Sejauh ini berbagai bentuk kekerasan seperti kekerasan fisik, psikis, hingga kekerasan seksual masih menjadi ancaman serius bagi anak-anak Indonesia. Permasalahannya, sejumlah kasus kekerasan yang dialami anak justru terjadi dalam lingkungan yang pelakunya adalah orang-orang terdekat. Di dalam keluarga dan sekolah masih ada kekerasan terhadap anak. Di sekolah masih ada guru yang mencabuli siswa, di keluarga ada keluarga dekat yang mencabuli, dan itu terjadi dimana-mana. Belum lagi, persoalan anak-anak yang diperdagangkan atau dieksploitasi untuk membantu perekonomian keluarga. Meskipun ancaman hukumannya berat, namun tidak mungkin semua orang tua ditangkap karena siapa nanti yang akan merawat anak-anak.

Ketua Dewan Pembina Komisi Perlindungan Anak Indonesia (KPAI) Seto Mulyadi mengatakan mendidik dan melindungi anak juga perlu melibatkan orang sekampung, maka harus ada bagian khusus anak di tingkat RT dan RW. "Kami selalu mengimbau agar sekarang ini setiap RT dan RW ditambah satu seksi lagi, seksi perlindungan anak, jadi, saling mengingatkan. Jika ada anak di bawah umur membawa sepeda motor, maka orang tuanya harus diingatkan demi mencegah hal-hal berbahaya dan melanggar hukum. Jika ada orang tua yang memukuli anaknya dan tetangga mengetahuinya, maka tetangga wajib melaporkan ke seksi perlindungan anak agar orang tua diberi peringatan secara dini. Kalau sampai diteruskan (pemukulan terhadap anak) bisa lapor polisi."
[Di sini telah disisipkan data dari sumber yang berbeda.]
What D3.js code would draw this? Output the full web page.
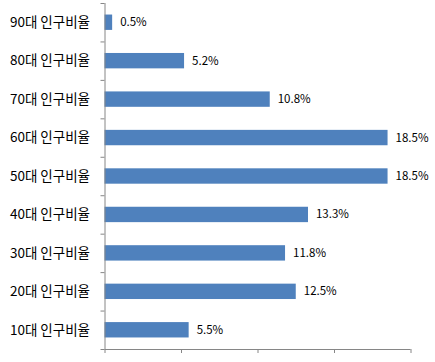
<!DOCTYPE html>
<html>
<head>
<meta charset="utf-8">
<script src="https://cdn.jsdelivr.net/npm/d3@7"></script>
<style>
body { margin: 0; background: #fff; }
text { font-family: "Noto Sans CJK KR", "Noto Sans", sans-serif; fill: #000; }
</style>
</head>
<body>
<script>
const categories = ["90대 인구비율", "80대 인구비율", "70대 인구비율", "60대 인구비율", "50대 인구비율",
                    "40대 인구비율", "30대 인구비율", "20대 인구비율", "10대 인구비율"];
const values = [0.5, 5.2, 10.8, 18.5, 18.5, 13.3, 11.8, 12.5, 5.5];
const xTicks = [0, 5, 10, 15, 20];

const w = 435;
const h = 362;
const mLeft = 104.5, mRight = 410.5, mTop = 3, mBottom = 349;

const svg = d3.select("body")
    .append("svg")
    .attr("width", w)
    .attr("height", h);

const x = d3.scaleLinear().domain([0, 20]).range([mLeft, mRight]);
const y = d3.scaleBand().domain(categories).range([mTop, mBottom]).paddingInner(0.6).paddingOuter(0.3);

// bars
svg.selectAll("rect.bar")
    .data(values)
    .enter()
    .append("rect")
    .attr("class", "bar")
    .attr("x", x(0))
    .attr("y", (d, i) => y(categories[i]))
    .attr("width", d => x(d) - x(0))
    .attr("height", y.bandwidth())
    .attr("fill", "#4f81bd");

// value labels
svg.selectAll("text.val")
    .data(values)
    .enter()
    .append("text")
    .attr("class", "val")
    .attr("x", d => x(d) + 8)
    .attr("y", (d, i) => y(categories[i]) + y.bandwidth() / 2)
    .attr("dy", "0.35em")
    .style("font-size", "11.5px")
    .text(d => d.toFixed(1) + "%");

// bottom axis
const xAxis = svg.append("g")
    .attr("transform", `translate(0,${mBottom})`)
    .call(d3.axisBottom(x).tickValues(xTicks).tickSize(4).tickFormat(""));
xAxis.select(".domain").attr("stroke", "#868686").attr("d", `M${mLeft},0.5H${mRight}`);
xAxis.selectAll(".tick line").attr("stroke", "#868686");

// left axis with ticks between categories
const bounds = d3.range(categories.length + 1).map(i => mTop + i * (mBottom - mTop) / categories.length);
const yLine = d3.scaleLinear().domain([mTop, mBottom]).range([mTop, mBottom]);
const yAxis = svg.append("g")
    .attr("transform", `translate(${mLeft},0)`)
    .call(d3.axisLeft(yLine).tickValues(bounds).tickSize(4).tickFormat(""));
yAxis.select(".domain").attr("stroke", "#868686").attr("d", `M0.5,${mTop}V${mBottom}`);
yAxis.selectAll(".tick line").attr("stroke", "#868686");

// category labels
svg.selectAll("text.cat")
    .data(categories)
    .enter()
    .append("text")
    .attr("class", "cat")
    .attr("x", 90)
    .attr("y", d => y(d) + y.bandwidth() / 2)
    .attr("dy", "0.35em")
    .attr("text-anchor", "end")
    .style("font-size", "13.5px")
    .text(d => d);
</script>
</body>
</html>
Kasus kekerasan terhadap anak, yang juga dalam bentuk ekploitasi dan tindak pidana oleh anak di bawah umur adalah fenomena gunung es. Apa yang dilaporkan selama ini masih belum seberapa, dibanding kenyataan yang sebenarnya terjadi.

Dengan adanya satgas (satuan tugas) perlindungan anak di setiap RT-RW, maka data-data ini bisa dikumpulkan di RT, selanjutnya lurah, kabupaten/kota, kemudian dilaporkan ke pusat. Mengharapkan anak-anak di bawah umur yang melakukan tindak pidana diposisikan sebagai korban. Korban dari lingkungan yang tidak kondusif, baik lingkungan keluarga, lingkungan sekolah, maupun lingkungan masyarakat sekitarnya.

Jika ada satgas perlindungan anak, kejadian itu bisa dicegah sejak dini sehingga begitu ada anak yang menyimpang dan tetangga mengetahuinya, maka segera laporkan kepada seksi perlindungan anak.

Kekerasan terhadap anak khususnya eksploitasi terhadap anak di Indonesia dalam lingkungan orang dekatnya saat ini sudah semakin memprihatinkan, dikhawatirkan akan membawa trauma anak dan berpengaruh terhadap kehidupannya kedepan. Meningkatnya eksploitasi terhadap anak banyak faktor yang mempengaruhinya, misalnya faktor ekonomi dan faktor pendidikan agama yang semakin memudar di masyarakat.

Eksploitasi anak biasanya terjadi oleh keluarga yang kurang mampu dan kecenderungannya orang tua anak tersebut malas untuk melakukan pekerjaan yang menjadi porsinya, sehingga anak digunakan membantu mereka dalam mencari nafkah untuk memenuhi kebutuhan hidup keluarganya. Selain i,tu eksploitasi anak juga cenderung dilakukan oleh orang dewasa kepada anak-anak jalanan yang tidak lagi diperhatikan oleh orang tuanya yang kecenderungannya mempunyai ekonomi tidak mampu. Biasanya dilakukan dengan pengancaman dan tindakan kekerasan apabila anak-anak tersebut tidak mau menuruti perintah mereka.

Untuk meminimalisir terjadinya eksploitasi terhadap anak diperlukan peran aktif seluruh elemen masyarakat dan pemerintah. Peran pemerintah dalam menekan terjadinya kekerasan terhadap anak termasuk juga eksploitasi anak seperti yang dilakukan Menteri Pemberdayaan Perempuan dan Perlindungan Anak Yohana Yembise meluncurkan kampanye "Bersama Lindungi Anak Indonesia" di Provinsi Bali perlu diapresiasi dan diikuti instansi-instansi terkait lainnya.

Selain itu tindakan tegas perlu dilakukan sesuai dengan hukum yang berlaku, bagi siapa saja yang telah melakukan eksploitasi terhadap anak, hal ini agar menimbulkan efek jera. Karena apabila dibiarkan ataupun dihukum ringan eksploitasi dapat semakin besar dan menjadi turun temurun, nantinya kedepan dapat merusak kehidupan anak.